While often used interchangeably or seen as overlapping, cargo management is a subset of the broader discipline of supply chain management.

Cargo Management focuses specifically on the physical movement, storage, and handling of goods. Its scope is operational and tactical, concerned with the efficient and secure transit of items from one point to another. This includes aspects like vehicle loading, route optimization, customs clearance for a specific shipment, and inventory handling within a warehouse.

Supply Chain Management, on the other hand, is a much wider, strategic concept. It encompasses all activities involved in the flow of goods and services, from raw materials sourcing to the end consumer.

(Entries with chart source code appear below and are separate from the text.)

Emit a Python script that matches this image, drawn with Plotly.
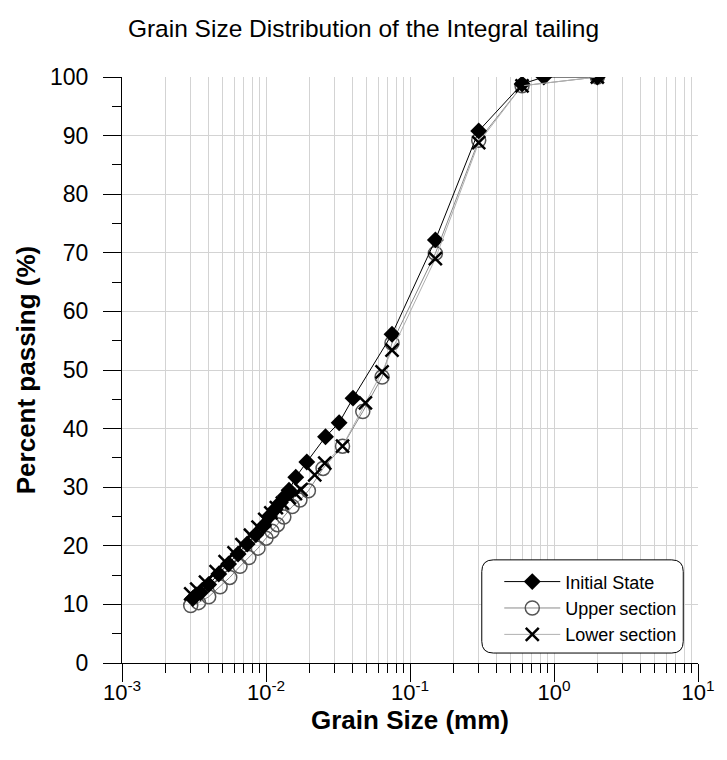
import plotly.graph_objects as go

# ---- data (grain size in mm, percent passing) ----
init_x = [0.0031, 0.0035, 0.0040, 0.0047, 0.0055, 0.0064, 0.0074, 0.0085, 0.0096, 0.0105,
          0.0116, 0.0126, 0.0136, 0.01445, 0.0161, 0.0192, 0.0259, 0.0322, 0.0402, 0.075,
          0.15, 0.3, 0.6, 0.85, 2.0]
init_y = [11.0, 12.0, 13.4, 15.2, 16.9, 18.6, 20.3, 21.9, 23.4, 25.0,
          26.3, 27.4, 28.5, 29.5, 31.7, 34.3, 38.6, 41.0, 45.2, 56.1,
          72.2, 90.8, 98.8, 100.0, 100.0]

upper_x = [0.0030, 0.0034, 0.0040, 0.0048, 0.0056, 0.0066, 0.0076, 0.0088, 0.0100, 0.0110,
           0.0120, 0.0133, 0.0152, 0.0172, 0.0197, 0.0249, 0.034, 0.047, 0.064, 0.075,
           0.15, 0.3, 0.6, 2.0]
upper_y = [9.8, 10.3, 11.3, 13.0, 14.6, 16.5, 18.0, 19.6, 21.3, 22.5,
           23.6, 24.9, 26.7, 27.8, 29.4, 33.2, 37.0, 42.9, 48.8, 54.6,
           69.9, 89.2, 98.5, 100.0]

lower_x = [0.0030, 0.0033, 0.0038, 0.0045, 0.0052, 0.0060, 0.0068, 0.0078, 0.0088, 0.0098,
           0.0108, 0.0118, 0.0130, 0.0145, 0.0160, 0.0175, 0.0218, 0.0256, 0.034, 0.049,
           0.064, 0.075, 0.15, 0.3, 0.6, 2.0]
lower_y = [11.8, 12.6, 13.8, 15.6, 17.3, 18.8, 20.2, 21.8, 23.2, 24.5,
           25.6, 26.5, 27.3, 28.2, 28.9, 29.6, 32.1, 34.1, 37.0, 44.4,
           49.7, 53.4, 69.0, 88.8, 98.5, 100.0]

x_tickvals = [0.001, 0.01, 0.1, 1, 10]
x_ticktext = ["10<sup>-3</sup>", "10<sup>-2</sup>", "10<sup>-1</sup>", "10<sup>0</sup>", "10<sup>1</sup>"]

FONT = "Liberation Sans, Arial, sans-serif"
GRID = "#d3d3d3"

fig = go.Figure()
fig.add_trace(go.Scatter(
    x=upper_x, y=upper_y, name="Upper section", mode="lines+markers", legendrank=2,
    line=dict(color="#8a8a8a", width=1),
    marker=dict(symbol="circle-open", size=14, color="#555555", line=dict(width=1.5, color="#555555")),
))
fig.add_trace(go.Scatter(
    x=init_x, y=init_y, name="Initial State", mode="lines+markers", legendrank=1,
    line=dict(color="black", width=1),
    marker=dict(symbol="diamond", size=13, color="black"),
))
fig.add_trace(go.Scatter(
    x=lower_x, y=lower_y, name="Lower section", mode="lines+markers", legendrank=3,
    line=dict(color="#b0b0b0", width=1),
    marker=dict(symbol="x-thin-open", size=13, color="black", line=dict(width=2.5, color="black")),
))

# rounded legend box in paper coordinates
x0, x1, y0, y1, r = 0.6246, 0.9744, 0.017, 0.176, 0.02
path = (f"M {x0+r},{y0} L {x1-r},{y0} Q {x1},{y0} {x1},{y0+r} L {x1},{y1-r} "
        f"Q {x1},{y1} {x1-r},{y1} L {x0+r},{y1} Q {x0},{y1} {x0},{y1-r} "
        f"L {x0},{y0+r} Q {x0},{y0} {x0+r},{y0} Z")
fig.add_shape(type="path", path=path, xref="paper", yref="paper",
              line=dict(color="black", width=1), fillcolor="white", layer="above")

fig.update_layout(
    width=727, height=760,
    margin=dict(l=122, r=19, t=77, b=97),
    paper_bgcolor="white", plot_bgcolor="white",
    font=dict(family=FONT, color="black", size=22),
    title=dict(text="Grain Size Distribution of the Integral tailing",
               x=0.5, xref="container", xanchor="center",
               y=1 - 28 / 760, yref="container", yanchor="middle",
               font=dict(size=24.5, family=FONT)),
    showlegend=True,
    legend=dict(x=0.655, y=0.170, xanchor="left", yanchor="top",
                bgcolor="rgba(0,0,0,0)", borderwidth=0, itemwidth=56,
                font=dict(size=18, family=FONT)),
    xaxis=dict(
        type="log", range=[-3, 1],
        tickvals=x_tickvals, ticktext=x_ticktext,
        ticks="outside", ticklen=18, tickwidth=1, tickcolor="black",
        showline=True, linecolor="black", linewidth=1,
        showgrid=True, gridcolor=GRID, gridwidth=1,
        minor=dict(dtick="D1", ticks="outside", ticklen=9, tickcolor="black",
                   showgrid=True, gridcolor=GRID, gridwidth=1),
        title=dict(text="<b>Grain Size (mm)</b>", font=dict(size=26, family=FONT), standoff=2),
        tickfont=dict(size=22, family=FONT),
        ticklabelstandoff=-8,
        zeroline=False,
    ),
    yaxis=dict(
        range=[0, 100], dtick=10,
        ticks="outside", ticklen=18, tickwidth=1, tickcolor="black",
        showline=True, linecolor="black", linewidth=1,
        showgrid=True, gridcolor=GRID, gridwidth=1,
        minor=dict(dtick=5, ticks="outside", ticklen=9, tickcolor="black", showgrid=False),
        title=dict(text="<b>Percent passing (%)</b>", font=dict(size=26, family=FONT), standoff=6),
        tickfont=dict(size=23, family=FONT),
        ticklabelstandoff=10,
        zeroline=False,
    ),
)

fig.write_html("out.html")
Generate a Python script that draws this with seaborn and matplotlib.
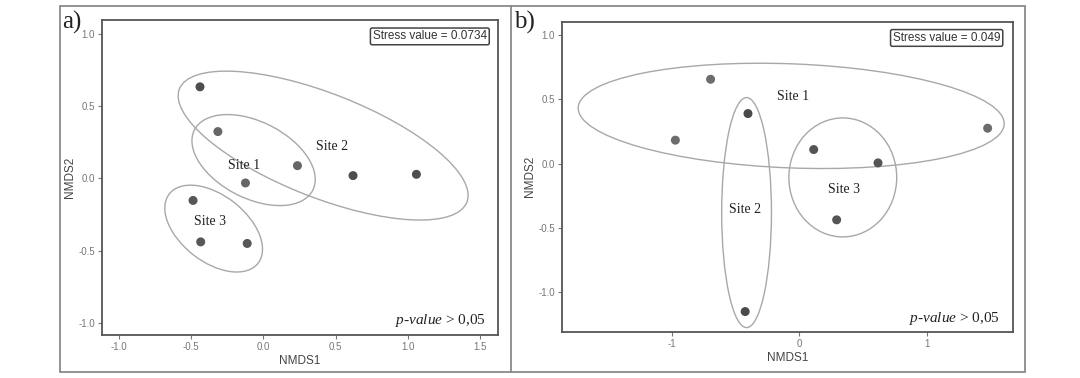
import numpy as np
import pandas as pd
import matplotlib
matplotlib.use("Agg")
import matplotlib.pyplot as plt
import seaborn as sns
from matplotlib.patches import Ellipse, Rectangle
from matplotlib.lines import Line2D

# ---- data ----
# panel a
a_site = ["Site 1", "Site 1", "Site 1", "Site 2", "Site 2", "Site 2", "Site 3", "Site 3", "Site 3"]
a_nmds1 = [-0.315, -0.124, 0.236, -0.439, 0.621, 1.060, -0.487, -0.434, -0.112]
a_nmds2 = [0.324, -0.032, 0.088, 0.634, 0.019, 0.028, -0.153, -0.440, -0.451]
# panel b
b_site = ["Site 1", "Site 1", "Site 1", "Site 2", "Site 2", "Site 3", "Site 3", "Site 3"]
b_nmds1 = [-0.696, -0.972, 1.475, -0.403, -0.425, 0.112, 0.616, 0.292]
b_nmds2 = [0.656, 0.182, 0.275, 0.389, -1.152, 0.109, 0.005, -0.438]

sites = ["Site 1", "Site 2", "Site 3"]
# ellipse shape per site (full width, full height along axes, angle in degrees)
a_ell_width = [0.92, 2.14, 0.78]
a_ell_height = [0.53, 0.72, 0.46]
a_ell_angle = [-27, -21.5, -38]
b_ell_width = [3.34, 0.39, 0.845]
b_ell_height = [0.81, 1.79, 0.926]
b_ell_angle = [-2.2, 0, 0]

# label positions
a_lab_x = [-0.136, 0.477, -0.368]
a_lab_y = [0.090, 0.222, -0.296]
b_lab_x = [-0.047, -0.422, 0.351]
b_lab_y = [0.521, -0.355, -0.200]

a_stress = "Stress value = 0.0734"
b_stress = "Stress value = 0.049"

sns.set_style("ticks")
plt.rcParams["font.family"] = ["Liberation Sans", "DejaVu Sans"]
plt.rcParams["mathtext.fontset"] = "custom"
plt.rcParams["mathtext.it"] = "Liberation Serif:italic"
plt.rcParams["mathtext.rm"] = "Liberation Serif"

fig = plt.figure(figsize=(10.8, 3.78), dpi=100)
fig.patch.set_facecolor("white")

ax_a = fig.add_axes([0.0944, 0.1138, 0.3667, 0.8333])
ax_b = fig.add_axes([0.5204, 0.1217, 0.4176, 0.8209])

frame_col = "#8a8a8a"
spine_col = "#555555"
tick_col = "#777777"

def draw_panel(ax, site, x, y, widths, heights, angles, lab_x, lab_y, stress,
               xlim, ylim, xticks, yticks, xfmt, palette):
    df = pd.DataFrame({"site": site, "NMDS1": x, "NMDS2": y})
    sns.scatterplot(data=df, x="NMDS1", y="NMDS2", hue="site", palette=palette,
                    s=42, edgecolor="none", legend=False, ax=ax, zorder=3)
    means = df.groupby("site")[["NMDS1", "NMDS2"]].mean()
    for i, s in enumerate(sites):
        e = Ellipse((means.loc[s, "NMDS1"], means.loc[s, "NMDS2"]), widths[i], heights[i],
                    angle=angles[i], fill=False, edgecolor="#a8a8a8", lw=1.0, zorder=2)
        ax.add_patch(e)
        ax.text(lab_x[i], lab_y[i], s, family="Liberation Serif", fontsize=10,
                color="#222222", ha="center", va="center", zorder=4)
    ax.set_xlim(*xlim)
    ax.set_ylim(*ylim)
    ax.set_xticks(xticks)
    ax.set_yticks(yticks)
    ax.set_xticklabels([xfmt.format(v) for v in xticks])
    ax.set_yticklabels(["{:.1f}".format(v) for v in yticks])
    ax.tick_params(labelsize=7, colors=tick_col, length=3, width=0.8, pad=2)
    ax.set_xlabel("NMDS1", fontsize=8.5, color="#444444", labelpad=2)
    ax.set_ylabel("NMDS2", fontsize=8.5, color="#444444", labelpad=2)
    for sp in ax.spines.values():
        sp.set_visible(True)
        sp.set_color(spine_col)
        sp.set_linewidth(1.3)
    ax.text(0.972, 0.967, stress, transform=ax.transAxes, ha="right", va="top",
            fontsize=8.5, color="#333333",
            bbox=dict(boxstyle="round,pad=0.2,rounding_size=0.15", fc="white",
                      ec="#444444", lw=1.1))
    ax.text(0.97, 0.045, r"$p$-$value$ > 0,05", transform=ax.transAxes, ha="right",
            va="center", family="Liberation Serif", fontsize=11, color="#222222")

draw_panel(ax_a, a_site, a_nmds1, a_nmds2, a_ell_width, a_ell_height, a_ell_angle,
           a_lab_x, a_lab_y, a_stress, (-1.118, 1.625), (-1.085, 1.097),
           [-1.0, -0.5, 0.0, 0.5, 1.0, 1.5], [-1.0, -0.5, 0.0, 0.5, 1.0], "{:.1f}",
           {"Site 1": "#666666", "Site 2": "#4e4e4e", "Site 3": "#575757"})
draw_panel(ax_b, b_site, b_nmds1, b_nmds2, b_ell_width, b_ell_height, b_ell_angle,
           b_lab_x, b_lab_y, b_stress, (-1.86, 1.674), (-1.311, 1.104),
           [-1, 0, 1], [-1.0, -0.5, 0.0, 0.5, 1.0], "{:.0f}",
           {"Site 1": "#6c6c6c", "Site 2": "#4a4a4a", "Site 3": "#555555"})

# outer frame and divider
fig.add_artist(Rectangle((60 / 1080, 6 / 378), 965 / 1080, 366 / 378,
                         transform=fig.transFigure, fill=False, ec=frame_col, lw=1.3))
fig.add_artist(Line2D([511 / 1080, 511 / 1080], [6 / 378, 372 / 378],
                      transform=fig.transFigure, color=frame_col, lw=1.3))

fig.text(62 / 1080, 1 - 22 / 378, "a)", family="Liberation Serif", fontsize=18,
         color="#222222", va="center", ha="left")
fig.text(514 / 1080, 1 - 22 / 378, "b)", family="Liberation Serif", fontsize=18,
         color="#222222", va="center", ha="left")

fig.savefig("out.png", dpi=100, facecolor="white")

This includes procurement, manufacturing, inventory management, logistics, customer service, and the information systems that integrate these functions. Supply chain management seeks to create a competitive advantage through integrated planning and coordination across all business partners, aiming for overall system optimization rather than just efficient movement. Therefore, effective cargo management is a vital component that contributes to the success of an overall supply chain strategy.

FAQs

What is the primary goal of cargo management?

The primary goal of cargo management is to ensure the efficient, secure, and cost-effective movement and storage of goods from origin to destination, minimizing delays and damage. It is about optimizing the physical flow of items.

How does technology impact cargo management?

Technology significantly enhances cargo management through tools like GPS tracking, warehouse management systems, and predictive analytics. These technologies improve visibility, optimize routes, automate warehousing processes, and aid in inventory management, leading to greater efficiency and reduced costs.

What are common challenges in cargo management?

Common challenges include unexpected disruptions (e.g., natural disasters, geopolitical events), navigating complex international customs and regulations, managing rising transportation costs, and ensuring the security of goods during transit. These factors necessitate robust risk management strategies.

Who is responsible for cargo management within a company?

Responsibility for cargo management typically falls under a company's logistics or operations management departments. Roles such as logistics managers, supply chain specialists, or distribution managers oversee these functions, often coordinating with external freight forwarders and carriers.

Is cargo management only for international trade?

No, cargo management applies to all forms of goods movement, both domestic and international. While international shipping presents unique complexities like customs and diverse regulations, domestic transportation and warehousing operations also require meticulous cargo management for efficiency.